START

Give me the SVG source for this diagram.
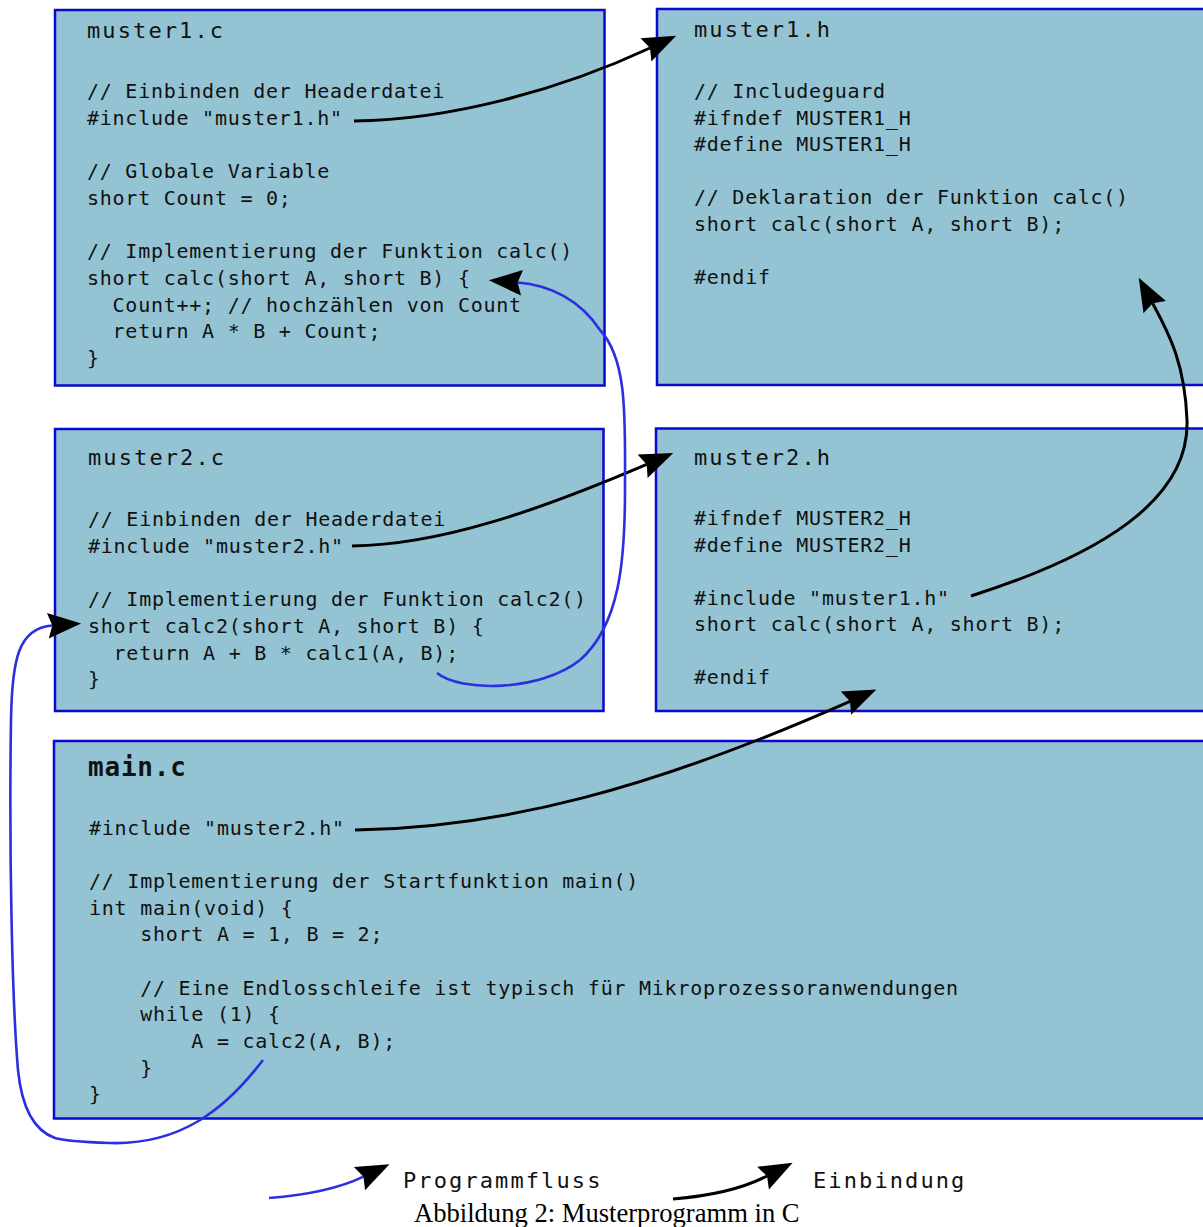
<svg xmlns="http://www.w3.org/2000/svg" width="1203" height="1227" viewBox="0 0 1203 1227">
<style>
.box{fill:#94c4d3;stroke:#0a0acc;stroke-width:2.5}
.code{font-family:"DejaVu Sans Mono",monospace;font-size:20px;letter-spacing:0.75px;fill:#111;white-space:pre}
.title{font-family:"DejaVu Sans Mono",monospace;font-size:22px;letter-spacing:2.1px;fill:#111}
.mtitle{font-family:"DejaVu Sans Mono",monospace;font-size:26px;font-weight:bold;letter-spacing:0.8px;fill:#111}
.inc{fill:none;stroke:#000;stroke-width:3}
.flow{fill:none;stroke:#2a30e0;stroke-width:2.6}
.cap{font-family:"Liberation Serif",serif;font-size:26.6px;fill:#000}
</style>
<defs>
<marker id="ah" markerUnits="userSpaceOnUse" orient="auto" refX="4" refY="0" markerWidth="40" markerHeight="40" viewBox="-2 -14 36 28" overflow="visible">
<path d="M30,0 L0,-11.5 L4,0 L0,11.5 Z" fill="#000"/>
</marker>
</defs>

<g id="muster1_c">
<rect class="box" x="55" y="10" width="549.5" height="375.5"/>
<text class="title" x="87" y="38">muster1.c</text>
<text class="code" x="87" y="98">// Einbinden der Headerdatei</text>
<text class="code" x="87" y="125">#include "muster1.h"</text>
<text class="code" x="87" y="178">// Globale Variable</text>
<text class="code" x="87" y="205">short Count = 0;</text>
<text class="code" x="87" y="258">// Implementierung der Funktion calc()</text>
<text class="code" x="87" y="285">short calc(short A, short B) {</text>
<text class="code" x="87" y="311.5" xml:space="preserve">  Count++; // hochzählen von Count</text>
<text class="code" x="87" y="338" xml:space="preserve">  return A * B + Count;</text>
<text class="code" x="87" y="365">}</text>
</g>

<g id="muster1_h">
<rect class="box" x="657" y="9" width="560" height="376"/>
<text class="title" x="694" y="37">muster1.h</text>
<text class="code" x="694" y="98">// Includeguard</text>
<text class="code" x="694" y="124.5">#ifndef MUSTER1_H</text>
<text class="code" x="694" y="151">#define MUSTER1_H</text>
<text class="code" x="694" y="204">// Deklaration der Funktion calc()</text>
<text class="code" x="694" y="230.5">short calc(short A, short B);</text>
<text class="code" x="694" y="284">#endif</text>
</g>

<g id="muster2_c">
<rect class="box" x="55" y="429" width="548.5" height="282"/>
<text class="title" x="88" y="465">muster2.c</text>
<text class="code" x="88" y="526">// Einbinden der Headerdatei</text>
<text class="code" x="88" y="553">#include "muster2.h"</text>
<text class="code" x="88" y="606">// Implementierung der Funktion calc2()</text>
<text class="code" x="88" y="632.5">short calc2(short A, short B) {</text>
<text class="code" x="88" y="659.5" xml:space="preserve">  return A + B * calc1(A, B);</text>
<text class="code" x="88" y="686">}</text>
</g>

<g id="muster2_h">
<rect class="box" x="656" y="428.5" width="560" height="282.5"/>
<text class="title" x="694" y="465">muster2.h</text>
<text class="code" x="694" y="525">#ifndef MUSTER2_H</text>
<text class="code" x="694" y="551.5">#define MUSTER2_H</text>
<text class="code" x="694" y="604.5">#include "muster1.h"</text>
<text class="code" x="694" y="631">short calc(short A, short B);</text>
<text class="code" x="694" y="684">#endif</text>
</g>

<g id="main_c">
<rect class="box" x="54" y="741" width="1160" height="377.5"/>
<text class="mtitle" x="88" y="776">main.c</text>
<text class="code" x="89" y="834.5">#include "muster2.h"</text>
<text class="code" x="89" y="888">// Implementierung der Startfunktion main()</text>
<text class="code" x="89" y="914.5">int main(void) {</text>
<text class="code" x="89" y="941" xml:space="preserve">    short A = 1, B = 2;</text>
<text class="code" x="89" y="994.5" xml:space="preserve">    // Eine Endlosschleife ist typisch für Mikroprozessoranwendungen</text>
<text class="code" x="89" y="1021" xml:space="preserve">    while (1) {</text>
<text class="code" x="89" y="1048" xml:space="preserve">        A = calc2(A, B);</text>
<text class="code" x="89" y="1074.5" xml:space="preserve">    }</text>
<text class="code" x="89" y="1101">}</text>
</g>

<g id="connectors">
<path class="inc" marker-end="url(#ah)" d="M354,121 C450,120 560,90 650,48"/>
<path class="inc" marker-end="url(#ah)" d="M352,546 C440,545 540,510 646.7,464.4"/>
<path class="inc" marker-end="url(#ah)" d="M355,830 C500,828 650,790 850,701.3"/>
<path class="inc" marker-end="url(#ah)" d="M971,596 C1100,555 1190,500 1187,420 C1185,365 1170,335 1152.6,303.2"/>
<path class="flow" marker-end="url(#ah)" d="M437,673 C460,692 540,692 580,660 C620,625 625,560 625,490 C625,420 628,360 600,330 C580,300 550,285 517.6,282.5"/>
<path class="flow" marker-end="url(#ah)" d="M263,1060 C225,1110 180,1145 110,1143 C82,1142 64,1141 55,1138 C35,1131 22,1110 18,1070 C12,1000 9,850 11,720 C12,660 18,628 52.3,625.5"/>
</g>

<g id="legend">
<path class="flow" marker-end="url(#ah)" d="M269,1198 C310,1195 340,1188 363.5,1176.7"/>
<text class="title" x="403" y="1188">Programmfluss</text>
<path class="inc" marker-end="url(#ah)" d="M673,1199 C710,1196 740,1190 767,1176"/>
<text class="title" x="813" y="1188">Einbindung</text>
</g>

<text class="cap" x="414" y="1222">Abbildung 2: Musterprogramm in C</text>
</svg>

END

Exercise objective: Reproduce all of the data exactly; the pictures do not belong in the copy.

Correct result:
Give me the SVG source for this diagram.
<svg xmlns="http://www.w3.org/2000/svg" width="1203" height="1227" viewBox="0 0 1203 1227">
<style>
.box{fill:#94c4d3;stroke:#0a0acc;stroke-width:2.5}
.code{font-family:"DejaVu Sans Mono",monospace;font-size:20px;letter-spacing:0.75px;fill:#111;white-space:pre}
.title{font-family:"DejaVu Sans Mono",monospace;font-size:22px;letter-spacing:2.1px;fill:#111}
.mtitle{font-family:"DejaVu Sans Mono",monospace;font-size:26px;font-weight:bold;letter-spacing:0.8px;fill:#111}
.inc{fill:none;stroke:#000;stroke-width:3}
.flow{fill:none;stroke:#2a30e0;stroke-width:2.6}
.cap{font-family:"Liberation Serif",serif;font-size:26.6px;fill:#000}
</style>
<defs>
<marker id="ah" markerUnits="userSpaceOnUse" orient="auto" refX="4" refY="0" markerWidth="40" markerHeight="40" viewBox="-2 -14 36 28" overflow="visible">
<path d="M30,0 L0,-11.5 L4,0 L0,11.5 Z" fill="#000"/>
</marker>
</defs>

<g id="muster1_c">
<rect class="box" x="55" y="10" width="549.5" height="375.5"/>
<text class="title" x="87" y="38">muster1.c</text>
<text class="code" x="87" y="98">// Einbinden der Headerdatei</text>
<text class="code" x="87" y="125">#include "muster1.h"</text>
<text class="code" x="87" y="178">// Globale Variable</text>
<text class="code" x="87" y="205">short Count = 0;</text>
<text class="code" x="87" y="258">// Implementierung der Funktion calc()</text>
<text class="code" x="87" y="285">short calc(short A, short B) {</text>
<text class="code" x="87" y="311.5" xml:space="preserve">  Count++; // hochzählen von Count</text>
<text class="code" x="87" y="338" xml:space="preserve">  return A * B + Count;</text>
<text class="code" x="87" y="365">}</text>
</g>

<g id="muster1_h">
<rect class="box" x="657" y="9" width="560" height="376"/>
<text class="title" x="694" y="37">muster1.h</text>
<text class="code" x="694" y="98">// Includeguard</text>
<text class="code" x="694" y="124.5">#ifndef MUSTER1_H</text>
<text class="code" x="694" y="151">#define MUSTER1_H</text>
<text class="code" x="694" y="204">// Deklaration der Funktion calc()</text>
<text class="code" x="694" y="230.5">short calc(short A, short B);</text>
<text class="code" x="694" y="284">#endif</text>
</g>

<g id="muster2_c">
<rect class="box" x="55" y="429" width="548.5" height="282"/>
<text class="title" x="88" y="465">muster2.c</text>
<text class="code" x="88" y="526">// Einbinden der Headerdatei</text>
<text class="code" x="88" y="553">#include "muster2.h"</text>
<text class="code" x="88" y="606">// Implementierung der Funktion calc2()</text>
<text class="code" x="88" y="632.5">short calc2(short A, short B) {</text>
<text class="code" x="88" y="659.5" xml:space="preserve">  return A + B * calc1(A, B);</text>
<text class="code" x="88" y="686">}</text>
</g>

<g id="muster2_h">
<rect class="box" x="656" y="428.5" width="560" height="282.5"/>
<text class="title" x="694" y="465">muster2.h</text>
<text class="code" x="694" y="525">#ifndef MUSTER2_H</text>
<text class="code" x="694" y="551.5">#define MUSTER2_H</text>
<text class="code" x="694" y="604.5">#include "muster1.h"</text>
<text class="code" x="694" y="631">short calc(short A, short B);</text>
<text class="code" x="694" y="684">#endif</text>
</g>

<g id="main_c">
<rect class="box" x="54" y="741" width="1160" height="377.5"/>
<text class="mtitle" x="88" y="776">main.c</text>
<text class="code" x="89" y="834.5">#include "muster2.h"</text>
<text class="code" x="89" y="888">// Implementierung der Startfunktion main()</text>
<text class="code" x="89" y="914.5">int main(void) {</text>
<text class="code" x="89" y="941" xml:space="preserve">    short A = 1, B = 2;</text>
<text class="code" x="89" y="994.5" xml:space="preserve">    // Eine Endlosschleife ist typisch für Mikroprozessoranwendungen</text>
<text class="code" x="89" y="1021" xml:space="preserve">    while (1) {</text>
<text class="code" x="89" y="1048" xml:space="preserve">        A = calc2(A, B);</text>
<text class="code" x="89" y="1074.5" xml:space="preserve">    }</text>
<text class="code" x="89" y="1101">}</text>
</g>

<g id="connectors">
<path class="inc" marker-end="url(#ah)" d="M354,121 C450,120 560,90 650,48"/>
<path class="inc" marker-end="url(#ah)" d="M352,546 C440,545 540,510 646.7,464.4"/>
<path class="inc" marker-end="url(#ah)" d="M355,830 C500,828 650,790 850,701.3"/>
<path class="inc" marker-end="url(#ah)" d="M971,596 C1100,555 1190,500 1187,420 C1185,365 1170,335 1152.6,303.2"/>
<path class="flow" marker-end="url(#ah)" d="M437,673 C460,692 540,692 580,660 C620,625 625,560 625,490 C625,420 628,360 600,330 C580,300 550,285 517.6,282.5"/>
<path class="flow" marker-end="url(#ah)" d="M263,1060 C225,1110 180,1145 110,1143 C82,1142 64,1141 55,1138 C35,1131 22,1110 18,1070 C12,1000 9,850 11,720 C12,660 18,628 52.3,625.5"/>
</g>

<g id="legend">
<path class="flow" marker-end="url(#ah)" d="M269,1198 C310,1195 340,1188 363.5,1176.7"/>
<text class="title" x="403" y="1188">Programmfluss</text>
<path class="inc" marker-end="url(#ah)" d="M673,1199 C710,1196 740,1190 767,1176"/>
<text class="title" x="813" y="1188">Einbindung</text>
</g>

<text class="cap" x="414" y="1222">Abbildung 2: Musterprogramm in C</text>
</svg>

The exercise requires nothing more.